* **TASK**
Find the lines with "this" in them and copy them out.

Entries with chart source code:
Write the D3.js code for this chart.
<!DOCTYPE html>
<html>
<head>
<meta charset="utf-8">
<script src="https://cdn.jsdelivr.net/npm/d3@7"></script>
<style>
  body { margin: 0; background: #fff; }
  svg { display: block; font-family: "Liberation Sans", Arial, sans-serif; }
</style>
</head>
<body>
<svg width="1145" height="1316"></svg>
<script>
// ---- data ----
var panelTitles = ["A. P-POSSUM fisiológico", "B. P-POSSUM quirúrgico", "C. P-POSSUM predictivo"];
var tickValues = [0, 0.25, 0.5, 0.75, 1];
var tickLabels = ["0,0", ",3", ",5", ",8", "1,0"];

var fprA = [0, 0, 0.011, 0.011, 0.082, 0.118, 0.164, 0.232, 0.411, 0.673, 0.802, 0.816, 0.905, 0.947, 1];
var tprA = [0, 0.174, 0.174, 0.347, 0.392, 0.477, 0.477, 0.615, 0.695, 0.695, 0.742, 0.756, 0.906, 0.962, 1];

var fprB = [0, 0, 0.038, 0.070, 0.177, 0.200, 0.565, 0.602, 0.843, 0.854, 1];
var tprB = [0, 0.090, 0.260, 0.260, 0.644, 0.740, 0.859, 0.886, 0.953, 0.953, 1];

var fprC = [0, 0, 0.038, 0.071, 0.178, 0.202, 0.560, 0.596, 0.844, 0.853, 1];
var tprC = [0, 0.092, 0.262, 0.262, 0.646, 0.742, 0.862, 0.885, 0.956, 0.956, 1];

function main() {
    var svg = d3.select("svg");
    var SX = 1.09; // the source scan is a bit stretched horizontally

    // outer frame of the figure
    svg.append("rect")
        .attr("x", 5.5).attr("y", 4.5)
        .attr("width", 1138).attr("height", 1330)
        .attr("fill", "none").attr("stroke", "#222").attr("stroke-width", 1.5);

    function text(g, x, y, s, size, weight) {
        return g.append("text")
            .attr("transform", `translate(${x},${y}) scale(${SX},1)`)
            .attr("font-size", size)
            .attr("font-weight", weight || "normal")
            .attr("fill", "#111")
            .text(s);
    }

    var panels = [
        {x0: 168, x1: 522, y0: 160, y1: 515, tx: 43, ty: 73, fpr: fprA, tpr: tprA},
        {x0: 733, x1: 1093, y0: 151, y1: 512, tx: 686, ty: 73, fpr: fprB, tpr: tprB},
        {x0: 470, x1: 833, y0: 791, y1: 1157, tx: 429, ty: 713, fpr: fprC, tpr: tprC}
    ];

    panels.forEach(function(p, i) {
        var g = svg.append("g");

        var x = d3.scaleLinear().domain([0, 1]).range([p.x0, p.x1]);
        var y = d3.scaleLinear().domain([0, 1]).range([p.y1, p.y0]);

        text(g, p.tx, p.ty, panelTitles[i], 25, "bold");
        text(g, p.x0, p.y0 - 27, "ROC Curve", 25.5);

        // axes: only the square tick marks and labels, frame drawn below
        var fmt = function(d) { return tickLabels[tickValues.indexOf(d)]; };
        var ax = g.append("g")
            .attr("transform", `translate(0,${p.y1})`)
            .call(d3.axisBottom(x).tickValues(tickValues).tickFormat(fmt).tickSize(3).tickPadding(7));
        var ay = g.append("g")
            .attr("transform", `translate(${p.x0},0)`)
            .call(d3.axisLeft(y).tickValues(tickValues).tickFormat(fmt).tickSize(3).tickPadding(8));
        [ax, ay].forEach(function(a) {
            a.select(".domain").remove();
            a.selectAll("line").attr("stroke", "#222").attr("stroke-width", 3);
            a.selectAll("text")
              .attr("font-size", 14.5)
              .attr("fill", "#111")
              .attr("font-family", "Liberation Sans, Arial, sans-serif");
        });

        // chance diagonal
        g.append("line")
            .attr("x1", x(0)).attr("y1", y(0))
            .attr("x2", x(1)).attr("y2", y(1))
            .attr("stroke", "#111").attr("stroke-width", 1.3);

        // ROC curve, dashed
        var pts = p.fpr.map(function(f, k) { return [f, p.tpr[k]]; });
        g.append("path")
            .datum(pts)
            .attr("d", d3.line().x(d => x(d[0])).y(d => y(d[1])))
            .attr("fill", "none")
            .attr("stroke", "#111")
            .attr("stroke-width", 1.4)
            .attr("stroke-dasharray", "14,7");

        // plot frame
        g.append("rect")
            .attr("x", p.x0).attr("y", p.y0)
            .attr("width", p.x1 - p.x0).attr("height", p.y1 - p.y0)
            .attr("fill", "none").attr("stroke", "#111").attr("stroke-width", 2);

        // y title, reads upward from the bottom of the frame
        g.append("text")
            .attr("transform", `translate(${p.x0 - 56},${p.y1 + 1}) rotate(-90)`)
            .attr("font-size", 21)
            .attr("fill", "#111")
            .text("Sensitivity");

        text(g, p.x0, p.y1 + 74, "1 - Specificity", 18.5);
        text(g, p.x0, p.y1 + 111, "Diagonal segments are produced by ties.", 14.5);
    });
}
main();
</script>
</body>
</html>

...

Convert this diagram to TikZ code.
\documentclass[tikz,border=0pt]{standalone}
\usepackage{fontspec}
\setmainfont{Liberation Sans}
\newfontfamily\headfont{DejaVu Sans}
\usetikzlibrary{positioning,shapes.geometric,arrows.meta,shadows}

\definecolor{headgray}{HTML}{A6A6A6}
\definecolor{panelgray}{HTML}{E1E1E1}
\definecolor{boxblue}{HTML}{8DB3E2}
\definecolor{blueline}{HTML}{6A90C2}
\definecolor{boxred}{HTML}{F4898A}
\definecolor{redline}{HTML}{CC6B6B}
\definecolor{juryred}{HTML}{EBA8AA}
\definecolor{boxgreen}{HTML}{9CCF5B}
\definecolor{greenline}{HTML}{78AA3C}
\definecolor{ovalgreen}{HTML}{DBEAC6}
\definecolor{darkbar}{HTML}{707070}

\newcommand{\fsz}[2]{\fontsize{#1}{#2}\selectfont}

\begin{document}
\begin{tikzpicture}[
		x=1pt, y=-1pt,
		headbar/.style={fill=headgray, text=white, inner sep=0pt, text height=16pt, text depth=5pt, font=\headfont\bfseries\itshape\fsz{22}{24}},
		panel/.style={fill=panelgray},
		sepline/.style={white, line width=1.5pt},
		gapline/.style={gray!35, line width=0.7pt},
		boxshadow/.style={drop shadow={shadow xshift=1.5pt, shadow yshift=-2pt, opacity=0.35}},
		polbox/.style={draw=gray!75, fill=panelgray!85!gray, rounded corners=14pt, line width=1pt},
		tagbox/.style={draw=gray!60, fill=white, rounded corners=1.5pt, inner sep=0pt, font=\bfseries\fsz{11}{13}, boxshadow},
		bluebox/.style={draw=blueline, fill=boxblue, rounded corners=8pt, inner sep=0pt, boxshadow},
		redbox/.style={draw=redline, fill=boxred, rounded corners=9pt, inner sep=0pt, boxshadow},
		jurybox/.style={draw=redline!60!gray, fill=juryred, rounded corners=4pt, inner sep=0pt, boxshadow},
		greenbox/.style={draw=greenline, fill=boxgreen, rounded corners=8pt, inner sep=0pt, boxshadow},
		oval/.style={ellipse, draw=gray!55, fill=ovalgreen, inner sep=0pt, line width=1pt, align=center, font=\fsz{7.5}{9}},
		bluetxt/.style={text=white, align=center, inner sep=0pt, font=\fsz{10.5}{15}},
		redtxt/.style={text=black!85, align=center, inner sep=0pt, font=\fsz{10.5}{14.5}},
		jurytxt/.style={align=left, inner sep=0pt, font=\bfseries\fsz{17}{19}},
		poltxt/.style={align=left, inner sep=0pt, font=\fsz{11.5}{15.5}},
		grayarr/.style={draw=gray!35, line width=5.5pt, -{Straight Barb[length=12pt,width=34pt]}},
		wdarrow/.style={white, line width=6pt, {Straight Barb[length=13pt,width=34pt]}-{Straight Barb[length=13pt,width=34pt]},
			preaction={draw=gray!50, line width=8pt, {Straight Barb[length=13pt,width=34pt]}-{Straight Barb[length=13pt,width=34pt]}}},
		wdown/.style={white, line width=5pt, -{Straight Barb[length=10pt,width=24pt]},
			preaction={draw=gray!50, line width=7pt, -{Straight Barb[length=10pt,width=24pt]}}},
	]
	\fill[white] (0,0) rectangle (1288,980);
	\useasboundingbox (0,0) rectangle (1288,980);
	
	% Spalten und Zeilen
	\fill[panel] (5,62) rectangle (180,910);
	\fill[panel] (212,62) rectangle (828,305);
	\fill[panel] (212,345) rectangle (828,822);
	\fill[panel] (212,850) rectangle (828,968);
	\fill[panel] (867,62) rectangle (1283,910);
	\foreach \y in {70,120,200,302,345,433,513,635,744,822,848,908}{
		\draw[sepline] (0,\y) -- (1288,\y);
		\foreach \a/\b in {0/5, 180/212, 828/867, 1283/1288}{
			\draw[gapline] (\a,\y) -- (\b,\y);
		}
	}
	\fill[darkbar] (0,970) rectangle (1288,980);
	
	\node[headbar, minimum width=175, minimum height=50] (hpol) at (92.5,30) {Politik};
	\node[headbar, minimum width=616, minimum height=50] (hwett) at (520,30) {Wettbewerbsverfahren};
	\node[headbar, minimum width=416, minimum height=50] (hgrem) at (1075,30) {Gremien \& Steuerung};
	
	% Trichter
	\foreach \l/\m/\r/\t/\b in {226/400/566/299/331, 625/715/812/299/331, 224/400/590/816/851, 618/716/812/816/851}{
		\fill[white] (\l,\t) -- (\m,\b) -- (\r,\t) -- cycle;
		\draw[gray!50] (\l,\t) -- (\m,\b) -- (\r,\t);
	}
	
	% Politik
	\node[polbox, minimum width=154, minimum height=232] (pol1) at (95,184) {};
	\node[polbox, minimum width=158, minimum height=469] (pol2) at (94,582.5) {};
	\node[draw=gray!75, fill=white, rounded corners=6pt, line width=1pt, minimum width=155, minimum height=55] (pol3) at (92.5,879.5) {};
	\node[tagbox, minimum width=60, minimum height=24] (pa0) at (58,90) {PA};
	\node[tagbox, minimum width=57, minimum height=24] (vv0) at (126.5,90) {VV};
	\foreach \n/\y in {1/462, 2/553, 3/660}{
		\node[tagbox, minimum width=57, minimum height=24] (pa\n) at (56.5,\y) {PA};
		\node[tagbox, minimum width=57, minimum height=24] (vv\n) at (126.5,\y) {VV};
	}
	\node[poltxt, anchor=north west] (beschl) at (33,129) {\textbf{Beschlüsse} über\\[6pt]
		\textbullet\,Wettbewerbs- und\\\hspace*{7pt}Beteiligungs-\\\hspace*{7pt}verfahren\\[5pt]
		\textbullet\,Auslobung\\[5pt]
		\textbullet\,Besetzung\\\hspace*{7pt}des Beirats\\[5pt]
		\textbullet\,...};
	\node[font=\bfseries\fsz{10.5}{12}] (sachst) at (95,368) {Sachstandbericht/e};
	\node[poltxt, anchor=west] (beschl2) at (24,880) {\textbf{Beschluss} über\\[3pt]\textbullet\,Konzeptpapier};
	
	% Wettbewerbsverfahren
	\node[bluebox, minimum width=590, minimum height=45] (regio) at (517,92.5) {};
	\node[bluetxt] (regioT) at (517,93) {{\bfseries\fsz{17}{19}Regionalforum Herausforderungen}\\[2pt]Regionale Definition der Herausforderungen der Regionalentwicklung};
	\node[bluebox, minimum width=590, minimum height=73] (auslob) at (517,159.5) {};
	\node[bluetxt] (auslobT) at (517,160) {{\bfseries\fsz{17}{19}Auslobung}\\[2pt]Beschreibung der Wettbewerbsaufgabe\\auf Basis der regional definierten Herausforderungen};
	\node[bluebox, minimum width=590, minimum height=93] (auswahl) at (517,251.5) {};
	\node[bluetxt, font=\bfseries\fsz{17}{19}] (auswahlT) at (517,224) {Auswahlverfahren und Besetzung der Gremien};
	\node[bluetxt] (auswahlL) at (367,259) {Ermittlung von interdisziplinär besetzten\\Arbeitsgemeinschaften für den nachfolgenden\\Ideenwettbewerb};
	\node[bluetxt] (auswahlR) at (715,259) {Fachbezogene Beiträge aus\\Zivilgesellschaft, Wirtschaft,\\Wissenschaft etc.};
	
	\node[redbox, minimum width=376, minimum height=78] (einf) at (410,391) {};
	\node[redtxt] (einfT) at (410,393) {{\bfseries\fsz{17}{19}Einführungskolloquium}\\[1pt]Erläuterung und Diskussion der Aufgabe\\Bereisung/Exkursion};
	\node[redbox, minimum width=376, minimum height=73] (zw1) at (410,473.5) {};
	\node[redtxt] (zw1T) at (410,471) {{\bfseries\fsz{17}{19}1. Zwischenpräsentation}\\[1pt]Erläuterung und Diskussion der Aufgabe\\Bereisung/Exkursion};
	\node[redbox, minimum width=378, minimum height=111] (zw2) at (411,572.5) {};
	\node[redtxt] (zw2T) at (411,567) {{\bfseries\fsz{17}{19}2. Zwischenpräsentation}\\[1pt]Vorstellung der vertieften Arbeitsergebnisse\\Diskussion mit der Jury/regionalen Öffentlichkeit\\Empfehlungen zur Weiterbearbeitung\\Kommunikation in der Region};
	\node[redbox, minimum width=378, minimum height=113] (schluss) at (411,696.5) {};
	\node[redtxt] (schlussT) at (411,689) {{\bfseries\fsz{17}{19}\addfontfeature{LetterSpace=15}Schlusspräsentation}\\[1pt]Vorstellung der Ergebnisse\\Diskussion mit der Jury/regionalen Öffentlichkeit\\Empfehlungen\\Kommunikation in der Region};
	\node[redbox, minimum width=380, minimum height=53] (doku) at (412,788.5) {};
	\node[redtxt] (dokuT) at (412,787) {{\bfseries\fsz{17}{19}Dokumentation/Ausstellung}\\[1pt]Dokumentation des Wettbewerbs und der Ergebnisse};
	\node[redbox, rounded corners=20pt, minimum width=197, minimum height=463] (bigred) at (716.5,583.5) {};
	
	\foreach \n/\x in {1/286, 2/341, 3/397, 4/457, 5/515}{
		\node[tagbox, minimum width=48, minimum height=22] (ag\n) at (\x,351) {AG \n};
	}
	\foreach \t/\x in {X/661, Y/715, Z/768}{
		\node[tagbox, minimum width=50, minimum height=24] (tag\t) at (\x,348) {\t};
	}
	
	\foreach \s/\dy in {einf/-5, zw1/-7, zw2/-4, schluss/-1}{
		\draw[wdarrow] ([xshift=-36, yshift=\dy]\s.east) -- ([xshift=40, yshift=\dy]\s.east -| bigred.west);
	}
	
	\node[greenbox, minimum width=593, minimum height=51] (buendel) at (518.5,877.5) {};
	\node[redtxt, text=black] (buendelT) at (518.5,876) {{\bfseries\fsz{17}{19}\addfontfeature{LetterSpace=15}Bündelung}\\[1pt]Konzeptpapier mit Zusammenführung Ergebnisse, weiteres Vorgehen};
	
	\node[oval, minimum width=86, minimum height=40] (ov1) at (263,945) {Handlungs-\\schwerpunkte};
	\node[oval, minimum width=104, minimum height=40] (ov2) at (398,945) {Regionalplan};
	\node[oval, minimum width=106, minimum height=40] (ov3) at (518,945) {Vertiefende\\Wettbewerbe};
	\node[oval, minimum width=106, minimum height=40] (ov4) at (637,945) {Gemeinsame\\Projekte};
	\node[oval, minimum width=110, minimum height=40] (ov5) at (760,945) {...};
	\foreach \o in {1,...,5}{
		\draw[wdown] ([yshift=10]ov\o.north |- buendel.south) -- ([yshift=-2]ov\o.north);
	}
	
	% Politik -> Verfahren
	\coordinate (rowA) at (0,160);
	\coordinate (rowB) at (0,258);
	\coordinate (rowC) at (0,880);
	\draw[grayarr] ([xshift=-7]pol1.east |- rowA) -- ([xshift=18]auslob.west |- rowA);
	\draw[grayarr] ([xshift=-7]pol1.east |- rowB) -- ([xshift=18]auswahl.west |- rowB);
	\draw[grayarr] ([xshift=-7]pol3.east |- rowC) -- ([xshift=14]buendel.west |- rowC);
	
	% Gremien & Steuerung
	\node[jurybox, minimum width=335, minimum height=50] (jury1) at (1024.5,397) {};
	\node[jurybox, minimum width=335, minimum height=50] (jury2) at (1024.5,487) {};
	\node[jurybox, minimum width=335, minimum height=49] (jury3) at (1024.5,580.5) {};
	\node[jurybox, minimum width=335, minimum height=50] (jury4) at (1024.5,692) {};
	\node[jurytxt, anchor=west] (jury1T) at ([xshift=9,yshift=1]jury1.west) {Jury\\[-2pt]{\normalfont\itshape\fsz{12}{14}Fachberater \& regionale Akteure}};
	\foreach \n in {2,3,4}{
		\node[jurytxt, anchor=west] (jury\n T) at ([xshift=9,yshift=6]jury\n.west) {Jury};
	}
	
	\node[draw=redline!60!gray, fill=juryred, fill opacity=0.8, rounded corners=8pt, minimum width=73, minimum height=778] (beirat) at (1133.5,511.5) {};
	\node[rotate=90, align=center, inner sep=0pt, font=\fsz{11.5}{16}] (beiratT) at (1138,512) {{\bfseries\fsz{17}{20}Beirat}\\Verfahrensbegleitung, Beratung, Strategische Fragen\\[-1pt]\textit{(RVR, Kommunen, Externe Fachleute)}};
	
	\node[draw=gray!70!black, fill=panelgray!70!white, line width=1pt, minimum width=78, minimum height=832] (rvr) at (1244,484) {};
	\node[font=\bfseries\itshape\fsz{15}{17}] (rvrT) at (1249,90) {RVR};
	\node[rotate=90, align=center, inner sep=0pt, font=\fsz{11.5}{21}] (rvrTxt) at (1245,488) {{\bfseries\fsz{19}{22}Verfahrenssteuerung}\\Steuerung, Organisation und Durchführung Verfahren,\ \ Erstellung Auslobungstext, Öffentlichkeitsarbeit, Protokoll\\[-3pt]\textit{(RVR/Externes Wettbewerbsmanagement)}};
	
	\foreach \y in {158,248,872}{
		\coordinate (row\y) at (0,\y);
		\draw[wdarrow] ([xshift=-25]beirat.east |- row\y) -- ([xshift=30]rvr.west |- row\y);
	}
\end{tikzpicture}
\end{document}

--

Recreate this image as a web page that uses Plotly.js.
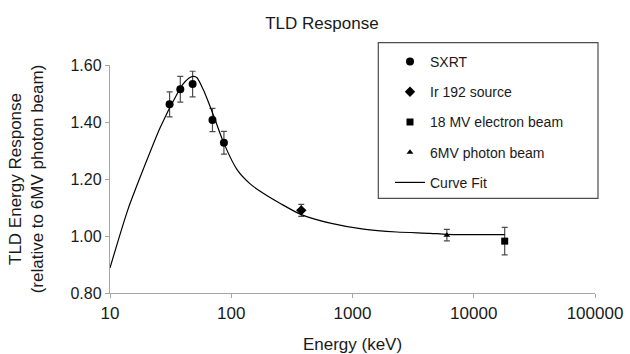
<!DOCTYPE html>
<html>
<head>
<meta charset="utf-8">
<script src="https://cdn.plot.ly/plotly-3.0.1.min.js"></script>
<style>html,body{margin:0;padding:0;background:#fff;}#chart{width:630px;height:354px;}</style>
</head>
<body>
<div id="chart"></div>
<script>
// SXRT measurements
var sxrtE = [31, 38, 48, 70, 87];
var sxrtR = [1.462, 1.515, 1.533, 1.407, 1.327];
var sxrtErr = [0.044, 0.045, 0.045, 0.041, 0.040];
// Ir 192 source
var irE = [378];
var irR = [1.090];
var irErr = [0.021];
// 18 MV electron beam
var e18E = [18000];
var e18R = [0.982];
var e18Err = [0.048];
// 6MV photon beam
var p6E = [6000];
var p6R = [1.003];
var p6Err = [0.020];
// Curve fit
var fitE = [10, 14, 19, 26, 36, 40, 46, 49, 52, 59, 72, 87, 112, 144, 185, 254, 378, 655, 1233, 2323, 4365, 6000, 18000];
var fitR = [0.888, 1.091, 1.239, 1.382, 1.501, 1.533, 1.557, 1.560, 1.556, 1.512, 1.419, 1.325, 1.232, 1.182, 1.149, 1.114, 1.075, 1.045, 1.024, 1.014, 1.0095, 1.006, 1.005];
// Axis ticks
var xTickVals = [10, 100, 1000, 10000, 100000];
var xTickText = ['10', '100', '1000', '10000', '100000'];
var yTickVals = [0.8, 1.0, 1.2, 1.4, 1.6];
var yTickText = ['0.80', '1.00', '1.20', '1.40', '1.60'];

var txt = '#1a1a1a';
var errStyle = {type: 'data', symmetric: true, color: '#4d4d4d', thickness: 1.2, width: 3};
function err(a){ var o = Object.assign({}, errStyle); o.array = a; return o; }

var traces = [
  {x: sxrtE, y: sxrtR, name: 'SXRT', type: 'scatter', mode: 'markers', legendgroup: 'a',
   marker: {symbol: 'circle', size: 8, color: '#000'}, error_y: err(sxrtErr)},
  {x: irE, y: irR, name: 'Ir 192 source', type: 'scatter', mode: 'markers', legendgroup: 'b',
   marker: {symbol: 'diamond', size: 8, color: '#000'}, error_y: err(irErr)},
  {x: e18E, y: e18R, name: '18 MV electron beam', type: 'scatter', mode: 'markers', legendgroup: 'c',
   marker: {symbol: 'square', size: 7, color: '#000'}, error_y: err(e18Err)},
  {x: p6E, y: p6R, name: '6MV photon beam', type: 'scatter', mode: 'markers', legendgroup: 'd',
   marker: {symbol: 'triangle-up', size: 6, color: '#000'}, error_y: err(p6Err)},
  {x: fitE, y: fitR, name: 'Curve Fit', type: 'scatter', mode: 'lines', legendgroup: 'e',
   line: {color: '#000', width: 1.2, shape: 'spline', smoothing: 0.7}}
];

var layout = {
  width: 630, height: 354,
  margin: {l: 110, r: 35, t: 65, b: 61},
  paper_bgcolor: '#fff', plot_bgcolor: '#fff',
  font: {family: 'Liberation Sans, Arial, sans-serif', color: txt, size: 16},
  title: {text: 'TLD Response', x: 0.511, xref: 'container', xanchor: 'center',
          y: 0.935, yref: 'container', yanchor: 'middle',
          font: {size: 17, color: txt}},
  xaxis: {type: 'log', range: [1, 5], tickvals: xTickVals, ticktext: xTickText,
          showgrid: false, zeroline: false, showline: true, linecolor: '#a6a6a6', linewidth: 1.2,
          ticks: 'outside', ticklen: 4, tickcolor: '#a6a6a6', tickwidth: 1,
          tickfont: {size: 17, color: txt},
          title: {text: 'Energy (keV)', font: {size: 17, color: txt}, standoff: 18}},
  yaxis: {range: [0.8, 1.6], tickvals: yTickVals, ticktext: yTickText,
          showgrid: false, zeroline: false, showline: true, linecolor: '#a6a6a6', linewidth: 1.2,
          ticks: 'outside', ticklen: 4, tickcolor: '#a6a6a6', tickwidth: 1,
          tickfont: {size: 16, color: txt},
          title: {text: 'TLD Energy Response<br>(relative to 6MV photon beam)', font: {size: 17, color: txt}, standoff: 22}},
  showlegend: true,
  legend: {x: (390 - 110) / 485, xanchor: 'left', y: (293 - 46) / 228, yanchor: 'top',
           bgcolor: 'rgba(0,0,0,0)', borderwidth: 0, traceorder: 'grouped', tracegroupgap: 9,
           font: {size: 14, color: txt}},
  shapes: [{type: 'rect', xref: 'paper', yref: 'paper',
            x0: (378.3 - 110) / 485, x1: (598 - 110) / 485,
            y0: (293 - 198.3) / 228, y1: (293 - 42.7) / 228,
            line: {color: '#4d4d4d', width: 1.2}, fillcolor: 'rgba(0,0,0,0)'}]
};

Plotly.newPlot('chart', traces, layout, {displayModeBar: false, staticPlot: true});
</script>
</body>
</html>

* **FULL RESPONSE**
Write the D3.js code for this chart.
Convert this diagram to TikZ code.
Recreate this image as a web page that uses Plotly.js.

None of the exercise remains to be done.